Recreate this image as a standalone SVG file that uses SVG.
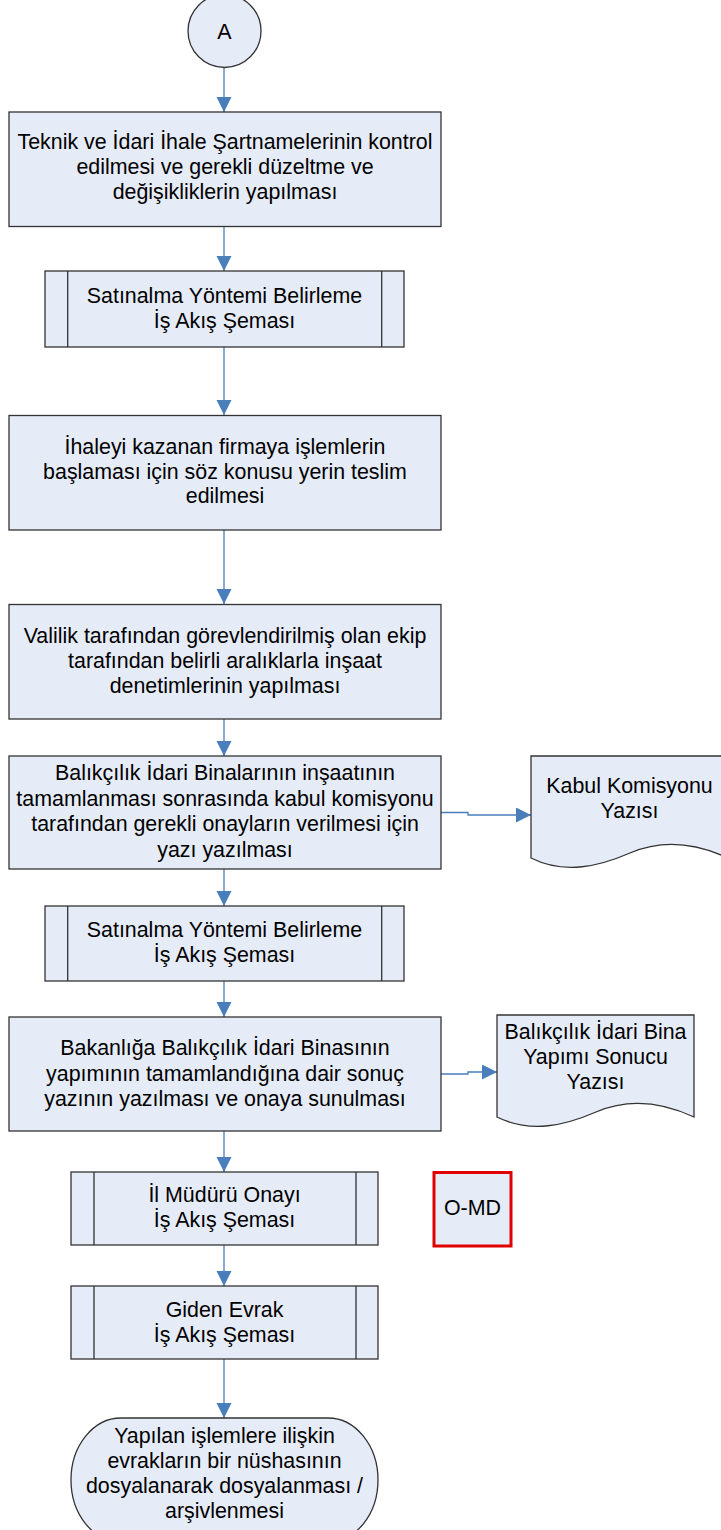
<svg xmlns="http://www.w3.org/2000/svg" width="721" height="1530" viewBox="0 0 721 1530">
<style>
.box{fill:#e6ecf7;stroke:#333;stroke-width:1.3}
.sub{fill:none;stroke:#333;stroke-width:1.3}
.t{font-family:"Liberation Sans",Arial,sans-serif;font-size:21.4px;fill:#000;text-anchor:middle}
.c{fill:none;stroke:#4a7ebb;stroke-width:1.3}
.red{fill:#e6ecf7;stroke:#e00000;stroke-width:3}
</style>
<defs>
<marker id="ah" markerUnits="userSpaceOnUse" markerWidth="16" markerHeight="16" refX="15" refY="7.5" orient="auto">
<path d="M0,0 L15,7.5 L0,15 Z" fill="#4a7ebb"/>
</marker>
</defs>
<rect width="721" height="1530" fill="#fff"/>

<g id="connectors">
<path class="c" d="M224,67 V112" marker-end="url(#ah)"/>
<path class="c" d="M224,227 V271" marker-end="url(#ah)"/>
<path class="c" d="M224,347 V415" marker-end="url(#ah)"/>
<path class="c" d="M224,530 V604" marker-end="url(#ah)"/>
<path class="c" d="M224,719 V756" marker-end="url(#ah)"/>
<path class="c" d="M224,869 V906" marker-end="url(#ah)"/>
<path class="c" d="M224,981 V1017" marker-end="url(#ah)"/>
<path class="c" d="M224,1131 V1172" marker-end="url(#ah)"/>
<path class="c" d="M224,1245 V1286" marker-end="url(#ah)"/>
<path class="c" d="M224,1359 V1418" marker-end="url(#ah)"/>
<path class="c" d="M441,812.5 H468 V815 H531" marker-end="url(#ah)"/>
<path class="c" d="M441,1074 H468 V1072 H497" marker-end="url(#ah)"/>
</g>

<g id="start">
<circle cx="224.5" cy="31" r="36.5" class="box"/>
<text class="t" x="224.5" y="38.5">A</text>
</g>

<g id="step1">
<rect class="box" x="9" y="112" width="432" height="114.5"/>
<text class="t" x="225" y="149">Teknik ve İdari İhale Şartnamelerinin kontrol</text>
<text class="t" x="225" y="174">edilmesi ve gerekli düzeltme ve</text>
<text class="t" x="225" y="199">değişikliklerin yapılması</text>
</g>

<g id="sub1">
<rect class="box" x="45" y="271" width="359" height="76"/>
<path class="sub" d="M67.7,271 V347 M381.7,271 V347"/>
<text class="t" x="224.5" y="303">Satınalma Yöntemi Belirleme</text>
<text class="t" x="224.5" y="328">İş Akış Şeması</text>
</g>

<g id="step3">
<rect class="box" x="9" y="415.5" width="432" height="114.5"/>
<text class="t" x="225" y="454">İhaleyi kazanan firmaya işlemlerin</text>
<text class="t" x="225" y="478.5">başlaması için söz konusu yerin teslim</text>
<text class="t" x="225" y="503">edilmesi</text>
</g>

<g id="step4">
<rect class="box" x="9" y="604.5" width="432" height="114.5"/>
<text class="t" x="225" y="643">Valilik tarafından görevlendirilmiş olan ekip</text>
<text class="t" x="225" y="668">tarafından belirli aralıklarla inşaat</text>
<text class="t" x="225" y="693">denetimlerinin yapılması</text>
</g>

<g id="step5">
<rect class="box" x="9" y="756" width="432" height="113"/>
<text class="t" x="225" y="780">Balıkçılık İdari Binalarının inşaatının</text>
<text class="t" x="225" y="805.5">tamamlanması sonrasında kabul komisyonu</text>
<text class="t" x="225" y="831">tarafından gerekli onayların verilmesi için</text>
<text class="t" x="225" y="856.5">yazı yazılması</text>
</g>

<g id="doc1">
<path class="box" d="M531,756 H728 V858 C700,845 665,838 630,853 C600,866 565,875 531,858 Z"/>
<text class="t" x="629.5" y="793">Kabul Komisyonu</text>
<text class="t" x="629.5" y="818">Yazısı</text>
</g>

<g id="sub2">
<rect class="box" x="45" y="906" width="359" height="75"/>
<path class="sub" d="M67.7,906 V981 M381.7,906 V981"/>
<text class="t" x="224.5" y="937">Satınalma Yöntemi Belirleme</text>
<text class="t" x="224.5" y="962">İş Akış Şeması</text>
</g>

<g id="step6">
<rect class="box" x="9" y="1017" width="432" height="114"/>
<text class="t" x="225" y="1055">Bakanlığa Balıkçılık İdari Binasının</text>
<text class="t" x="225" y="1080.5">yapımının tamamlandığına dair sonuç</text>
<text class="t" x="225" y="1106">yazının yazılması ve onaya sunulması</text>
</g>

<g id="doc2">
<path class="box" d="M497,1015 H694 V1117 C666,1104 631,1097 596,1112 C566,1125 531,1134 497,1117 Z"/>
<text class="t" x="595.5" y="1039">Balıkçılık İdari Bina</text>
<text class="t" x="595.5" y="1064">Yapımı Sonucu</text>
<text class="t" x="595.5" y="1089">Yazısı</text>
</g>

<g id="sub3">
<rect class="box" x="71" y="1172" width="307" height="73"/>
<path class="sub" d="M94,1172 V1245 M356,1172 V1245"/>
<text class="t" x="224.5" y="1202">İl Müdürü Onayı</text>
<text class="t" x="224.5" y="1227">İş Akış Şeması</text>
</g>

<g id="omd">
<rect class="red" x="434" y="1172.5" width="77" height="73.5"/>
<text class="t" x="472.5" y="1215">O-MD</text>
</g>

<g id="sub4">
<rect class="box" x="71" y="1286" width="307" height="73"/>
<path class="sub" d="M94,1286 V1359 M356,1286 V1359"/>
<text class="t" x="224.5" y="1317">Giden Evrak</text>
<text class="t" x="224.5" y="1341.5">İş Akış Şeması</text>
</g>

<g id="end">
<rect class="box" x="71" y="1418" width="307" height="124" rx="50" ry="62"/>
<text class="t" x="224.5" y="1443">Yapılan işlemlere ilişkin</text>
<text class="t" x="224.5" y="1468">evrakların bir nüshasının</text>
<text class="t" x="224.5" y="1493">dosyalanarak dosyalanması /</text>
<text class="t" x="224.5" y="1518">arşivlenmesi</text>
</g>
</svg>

- - -

_SET PROBLEM_
Restate the data above word for word. Skip every picture.

_RESPONSE_
Recreate this image as a standalone SVG file that uses SVG.
<svg xmlns="http://www.w3.org/2000/svg" width="721" height="1530" viewBox="0 0 721 1530">
<style>
.box{fill:#e6ecf7;stroke:#333;stroke-width:1.3}
.sub{fill:none;stroke:#333;stroke-width:1.3}
.t{font-family:"Liberation Sans",Arial,sans-serif;font-size:21.4px;fill:#000;text-anchor:middle}
.c{fill:none;stroke:#4a7ebb;stroke-width:1.3}
.red{fill:#e6ecf7;stroke:#e00000;stroke-width:3}
</style>
<defs>
<marker id="ah" markerUnits="userSpaceOnUse" markerWidth="16" markerHeight="16" refX="15" refY="7.5" orient="auto">
<path d="M0,0 L15,7.5 L0,15 Z" fill="#4a7ebb"/>
</marker>
</defs>
<rect width="721" height="1530" fill="#fff"/>

<g id="connectors">
<path class="c" d="M224,67 V112" marker-end="url(#ah)"/>
<path class="c" d="M224,227 V271" marker-end="url(#ah)"/>
<path class="c" d="M224,347 V415" marker-end="url(#ah)"/>
<path class="c" d="M224,530 V604" marker-end="url(#ah)"/>
<path class="c" d="M224,719 V756" marker-end="url(#ah)"/>
<path class="c" d="M224,869 V906" marker-end="url(#ah)"/>
<path class="c" d="M224,981 V1017" marker-end="url(#ah)"/>
<path class="c" d="M224,1131 V1172" marker-end="url(#ah)"/>
<path class="c" d="M224,1245 V1286" marker-end="url(#ah)"/>
<path class="c" d="M224,1359 V1418" marker-end="url(#ah)"/>
<path class="c" d="M441,812.5 H468 V815 H531" marker-end="url(#ah)"/>
<path class="c" d="M441,1074 H468 V1072 H497" marker-end="url(#ah)"/>
</g>

<g id="start">
<circle cx="224.5" cy="31" r="36.5" class="box"/>
<text class="t" x="224.5" y="38.5">A</text>
</g>

<g id="step1">
<rect class="box" x="9" y="112" width="432" height="114.5"/>
<text class="t" x="225" y="149">Teknik ve İdari İhale Şartnamelerinin kontrol</text>
<text class="t" x="225" y="174">edilmesi ve gerekli düzeltme ve</text>
<text class="t" x="225" y="199">değişikliklerin yapılması</text>
</g>

<g id="sub1">
<rect class="box" x="45" y="271" width="359" height="76"/>
<path class="sub" d="M67.7,271 V347 M381.7,271 V347"/>
<text class="t" x="224.5" y="303">Satınalma Yöntemi Belirleme</text>
<text class="t" x="224.5" y="328">İş Akış Şeması</text>
</g>

<g id="step3">
<rect class="box" x="9" y="415.5" width="432" height="114.5"/>
<text class="t" x="225" y="454">İhaleyi kazanan firmaya işlemlerin</text>
<text class="t" x="225" y="478.5">başlaması için söz konusu yerin teslim</text>
<text class="t" x="225" y="503">edilmesi</text>
</g>

<g id="step4">
<rect class="box" x="9" y="604.5" width="432" height="114.5"/>
<text class="t" x="225" y="643">Valilik tarafından görevlendirilmiş olan ekip</text>
<text class="t" x="225" y="668">tarafından belirli aralıklarla inşaat</text>
<text class="t" x="225" y="693">denetimlerinin yapılması</text>
</g>

<g id="step5">
<rect class="box" x="9" y="756" width="432" height="113"/>
<text class="t" x="225" y="780">Balıkçılık İdari Binalarının inşaatının</text>
<text class="t" x="225" y="805.5">tamamlanması sonrasında kabul komisyonu</text>
<text class="t" x="225" y="831">tarafından gerekli onayların verilmesi için</text>
<text class="t" x="225" y="856.5">yazı yazılması</text>
</g>

<g id="doc1">
<path class="box" d="M531,756 H728 V858 C700,845 665,838 630,853 C600,866 565,875 531,858 Z"/>
<text class="t" x="629.5" y="793">Kabul Komisyonu</text>
<text class="t" x="629.5" y="818">Yazısı</text>
</g>

<g id="sub2">
<rect class="box" x="45" y="906" width="359" height="75"/>
<path class="sub" d="M67.7,906 V981 M381.7,906 V981"/>
<text class="t" x="224.5" y="937">Satınalma Yöntemi Belirleme</text>
<text class="t" x="224.5" y="962">İş Akış Şeması</text>
</g>

<g id="step6">
<rect class="box" x="9" y="1017" width="432" height="114"/>
<text class="t" x="225" y="1055">Bakanlığa Balıkçılık İdari Binasının</text>
<text class="t" x="225" y="1080.5">yapımının tamamlandığına dair sonuç</text>
<text class="t" x="225" y="1106">yazının yazılması ve onaya sunulması</text>
</g>

<g id="doc2">
<path class="box" d="M497,1015 H694 V1117 C666,1104 631,1097 596,1112 C566,1125 531,1134 497,1117 Z"/>
<text class="t" x="595.5" y="1039">Balıkçılık İdari Bina</text>
<text class="t" x="595.5" y="1064">Yapımı Sonucu</text>
<text class="t" x="595.5" y="1089">Yazısı</text>
</g>

<g id="sub3">
<rect class="box" x="71" y="1172" width="307" height="73"/>
<path class="sub" d="M94,1172 V1245 M356,1172 V1245"/>
<text class="t" x="224.5" y="1202">İl Müdürü Onayı</text>
<text class="t" x="224.5" y="1227">İş Akış Şeması</text>
</g>

<g id="omd">
<rect class="red" x="434" y="1172.5" width="77" height="73.5"/>
<text class="t" x="472.5" y="1215">O-MD</text>
</g>

<g id="sub4">
<rect class="box" x="71" y="1286" width="307" height="73"/>
<path class="sub" d="M94,1286 V1359 M356,1286 V1359"/>
<text class="t" x="224.5" y="1317">Giden Evrak</text>
<text class="t" x="224.5" y="1341.5">İş Akış Şeması</text>
</g>

<g id="end">
<rect class="box" x="71" y="1418" width="307" height="124" rx="50" ry="62"/>
<text class="t" x="224.5" y="1443">Yapılan işlemlere ilişkin</text>
<text class="t" x="224.5" y="1468">evrakların bir nüshasının</text>
<text class="t" x="224.5" y="1493">dosyalanarak dosyalanması /</text>
<text class="t" x="224.5" y="1518">arşivlenmesi</text>
</g>
</svg>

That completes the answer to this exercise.